EPA chief Lisa Jackson, who kicked off her tenure with ambitious talk of addressing climate change and other environmental issues only to spend the next four years battling industry, announced she would step down.
Jackson said in a statement released Thursday the EPA has made historic progress in protecting the environment, maintaining clean air and water, ensuring food safety and moving toward energy independence.
"I will leave the EPA confident the ship is sailing in the right direction," Jackson said in the statement. She didn't give specific reasons for her departure, except to say she was ready for new challenges and to spend time with family.
Jackson's tenure has been marked by a series of controversies over the past four years, beginning with the EPA's final ruling in 2009 that greenhouse gases pose a danger to human health and the environment. The decision paved the way for regulation of carbon dioxide emissions from power plants, refineries, factories and vehicles.

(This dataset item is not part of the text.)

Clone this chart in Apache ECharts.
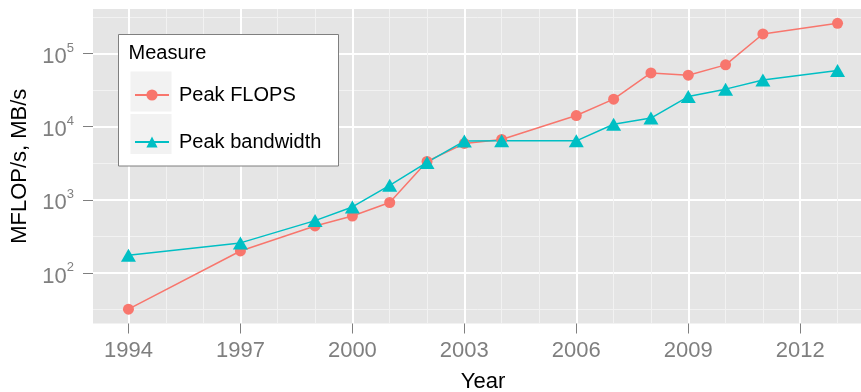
<!DOCTYPE html>
<html><head><meta charset="utf-8">
<script src="https://cdn.jsdelivr.net/npm/echarts@6/dist/echarts.min.js"></script>
<style>html,body{margin:0;padding:0;background:#fff}#c{width:861px;height:392px}</style>
</head><body><div id="c"></div>
<script>
const years = [1994, 1997, 1999, 2000, 2001, 2002, 2003, 2004, 2006, 2007, 2008, 2009, 2010, 2011, 2013];
const peakFlops = [32, 200, 440, 600, 920, 3350, 5900, 6700, 14200, 23800, 54300, 50600, 70000, 185000, 259000];
const peakBandwidth = [175, 258, 520, 800, 1580, 3250, 6350, 6400, 6400, 10800, 13100, 25800, 32600, 43600, 58500];
const seriesNames = ['Peak FLOPS', 'Peak bandwidth'];
const xMajorTicks = [1994, 1997, 2000, 2003, 2006, 2009, 2012];
const xMinorTicks = [1995, 1996, 1998, 1999, 2001, 2002, 2004, 2005, 2007, 2008, 2010, 2011, 2013];
const yMajorTicks = [100, 1000, 10000, 100000];
const yMinorTicks = [Math.pow(10, 1.5), Math.pow(10, 2.5), Math.pow(10, 3.5), Math.pow(10, 4.5), Math.pow(10, 5.5)];

const FONT = '"Liberation Sans", Arial, Helvetica, sans-serif';
const RED = '#F8766D', TEAL = '#00BFC4';

// ggplot-like 5% expansion computed from data
const xLo = Math.min(...years), xHi = Math.max(...years);
const xPad = (xHi - xLo) * 0.05;
const allVals = peakFlops.concat(peakBandwidth);
const lLo = Math.log10(Math.min(...allVals)), lHi = Math.log10(Math.max(...allVals));
const lPad = (lHi - lLo) * 0.05;
const yMin = Math.pow(10, lLo - lPad), yMax = Math.pow(10, lHi + lPad);

const pairs = (vals) => years.map((y, i) => [y, vals[i]]);

const chart = echarts.init(document.getElementById('c'), null, {renderer: 'canvas'});
chart.setOption({
  animation: false,
  textStyle: {fontFamily: FONT},
  grid: {left: 93, top: 9, width: 780, height: 314.5, show: true, backgroundColor: '#E5E5E5', borderWidth: 0,
    containLabel: false, outerBoundsMode: 'none'},
  title: {text: 'Measure', left: 128.5, top: 43, padding: 0, z: 6,
    textStyle: {fontSize: 20, fontWeight: 'normal', color: '#000', fontFamily: FONT}},
  graphic: {
    z: 3,
    elements: [
      {type: 'rect', shape: {x: 118.5, y: 34.5, width: 220, height: 131.5}, style: {fill: '#fff', stroke: '#7F7F7F', lineWidth: 1}, z: 3},
      {type: 'rect', shape: {x: 130.5, y: 71.5, width: 41, height: 40}, style: {fill: '#F2F2F2'}, z: 3},
      {type: 'rect', shape: {x: 130.5, y: 114, width: 41, height: 40}, style: {fill: '#F2F2F2'}, z: 3}
    ]
  },
  legend: {
    orient: 'vertical', left: 118, top: 34,
    padding: [51, 20, 25, 16],
    itemWidth: 34, itemHeight: 14, itemGap: 27,
    z: 5,
    textStyle: {fontSize: 20, color: '#000', fontFamily: FONT, padding: [0, 0, 0, 5]},
    data: seriesNames
  },
  xAxis: [
    {
      type: 'value', min: xLo - xPad, max: xHi + xPad,
      name: 'Year', nameLocation: 'middle', nameGap: 47,
      nameTextStyle: {fontSize: 22, color: '#000', fontFamily: FONT},
      axisLine: {show: false, onZero: false},
      axisTick: {show: true, length: 10, customValues: xMajorTicks, lineStyle: {color: '#7F7F7F', width: 1}},
      axisLabel: {customValues: xMajorTicks, margin: 16, fontSize: 22, color: '#7F7F7F', fontFamily: FONT,
        formatter: (v) => String(v)},
      splitLine: {show: true, lineStyle: {color: '#FFFFFF', width: 2}}
    },
    {
      type: 'value', min: xLo - xPad, max: xHi + xPad, position: 'bottom',
      axisLine: {show: false, onZero: false},
      axisTick: {show: false, customValues: xMinorTicks},
      axisLabel: {show: false, customValues: xMinorTicks},
      splitLine: {show: true, lineStyle: {color: '#F2F2F2', width: 1}}
    }
  ],
  yAxis: [
    {
      type: 'log', logBase: 10, min: yMin, max: yMax,
      name: 'MFLOP/s, MB/s', nameLocation: 'middle', nameGap: 62,
      nameTextStyle: {fontSize: 22, color: '#000', fontFamily: FONT},
      axisLine: {show: false, onZero: false},
      axisTick: {show: true, length: 10, customValues: yMajorTicks, lineStyle: {color: '#7F7F7F', width: 1}},
      axisLabel: {
        customValues: yMajorTicks, margin: 19,
        formatter: (v) => '{a|10}{b|' + Math.round(Math.log10(v)) + '}',
        rich: {
          a: {fontSize: 22, color: '#7F7F7F', fontFamily: FONT, lineHeight: 24, padding: [7, 0, 0, 0]},
          b: {fontSize: 13, color: '#7F7F7F', fontFamily: FONT, lineHeight: 13, padding: [0, 0, 0, 0], verticalAlign: 'top'}
        }
      },
      splitLine: {show: true, lineStyle: {color: '#FFFFFF', width: 2}}
    },
    {
      type: 'log', logBase: 10, min: yMin, max: yMax,
      axisLine: {show: false, onZero: false},
      axisTick: {show: false, customValues: yMinorTicks},
      axisLabel: {show: false, customValues: yMinorTicks},
      splitLine: {show: true, lineStyle: {color: '#F2F2F2', width: 1}}
    }
  ],
  series: [
    {
      name: seriesNames[0], type: 'line', xAxisIndex: 0, yAxisIndex: 0,
      data: pairs(peakFlops), symbol: 'circle', symbolSize: 11, showAllSymbol: true,
      lineStyle: {color: RED, width: 1.5}, itemStyle: {color: RED}, z: 2
    },
    {
      name: seriesNames[1], type: 'line', xAxisIndex: 0, yAxisIndex: 0,
      data: pairs(peakBandwidth), symbol: 'triangle', symbolSize: [15, 13], showAllSymbol: true,
      lineStyle: {color: TEAL, width: 1.5}, itemStyle: {color: TEAL}, z: 2
    }
  ]
});
</script></body></html>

In the wake of the so-called endangerment finding, the auto industry agreed to strict new emissions standards for light cars and trucks.
The EPA under Jackson's lead had its fair share of defeats and setbacks. Jackson was a target of Republicans, who accused her of pushing forward job-killing regulations, and was called to testify before House committees dozens of times. Jackson brushed off the questioning, which was often hostile, as part of the territory and part of the new partisan reality, the NYT reported.
The EPA also was accused by environmentalists prior to President Barack Obama's re-election of softening or delaying proposed standards for industry. The federal agency deferred requirements for industrial waste landfills to report methane correction factor used in their emissions until March 31, 2013. The EPA also postponed finalizing standards for cooling water intake structures at industrial facilities and delayed a rule for petroleum and natural gas systems, underground coal mines and industrial waste landfill operators to report data used to determine their greenhouse gas emissions.
At the same time, the EPA faced resistance from the White House, such as its rejection in 2011 of Jackson's proposal to strengthen national smog standards.
Since Obama's re-election there have been several decisions issued by the agency including tougher air quality standards for fine particulate matter, or soot, released from automobile exhausts and power plants as well as final Clean Air act rule for industrial boilers and incinerators.